One of the many recommendations in the Royal Commission’s report was in relation to young Aboriginal people:

That governments and Aboriginal organisations recognise that the problems affecting Aboriginal juveniles are so widespread and have such potentially disastrous repercussions for the future that there is an urgent need for governments and Aboriginal organisations to negotiate together to devise strategies designed to reduce the rate at which Aboriginal juveniles are involved in the welfare and criminal justice systems…

It is clear that this has not been the case. Aboriginal children aged 10 to 14 years remain 23 times more likely to be under community-based supervision and 25 times more likely to be in detention than their non-Aboriginal peers.

In Western Australia, Aboriginal children are 53 times more likely to be jailed than their non-Aboriginal peers.

They are statistics as striking as they are shocking, and clear evidence that previous interventions to prevent Aboriginal children from having contact with the justice system from a young age are not working.

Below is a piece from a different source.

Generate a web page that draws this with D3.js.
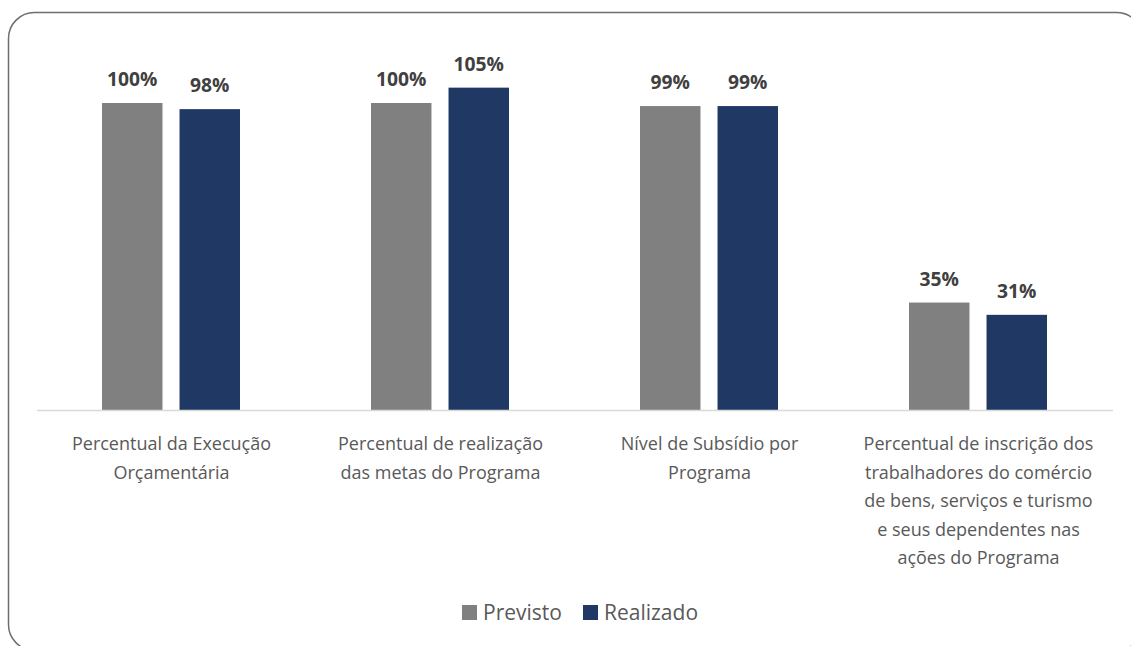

We have previously advocated for investments into specialist Children’s Courts, such as the Koori Children’s Court, in all jurisdictions. This would allow a culturally-specific response to be formulated for young Aboriginal people, with the aim of helping them to strengthen connections to community, family and kin and steer their lives in positive and productive directions.

In Victoria we operate the Barreng Moorop program, which was developed in recognition that young Aboriginal children who have their first contact with the criminal justice system aged 14 years or younger are at significantly higher risk of subsequent involvement in the criminal justice system.

The program works in partnership with the Victorian Aboriginal Legal Service (VALS) and the Victorian Aboriginal Child Care Agency (VACCA) to focus on diverting young people away from the justice system by addressing the underlying issues that impact on their offending behaviour.

Jesuit Social Services believes prison should be used as a last resort, and diversion has a crucial role to play in supporting children to understand the consequences of their behaviour while addressing driving factors behind their offending.

Strong and sustained investments into culturally appropriate diversion initiatives for young Aboriginal people is one way to ultimately reduce prison rates and create safer communities.

We have also lobbied for the age of criminal responsibility to be raised from 10 to 12, in line with the United Nations’ ruling. Currently the minimum age of criminal responsibility in all Australian jurisdictions is 10, despite experts in children’s brain development agreeing that children under 12 lack the capacities for full criminal responsibility.

It is a national disgrace that so little has changed in terms of Aboriginal incarceration rates in the past 25 years. It is up to us, as a nation, to improve these numbers and outcomes for future generations.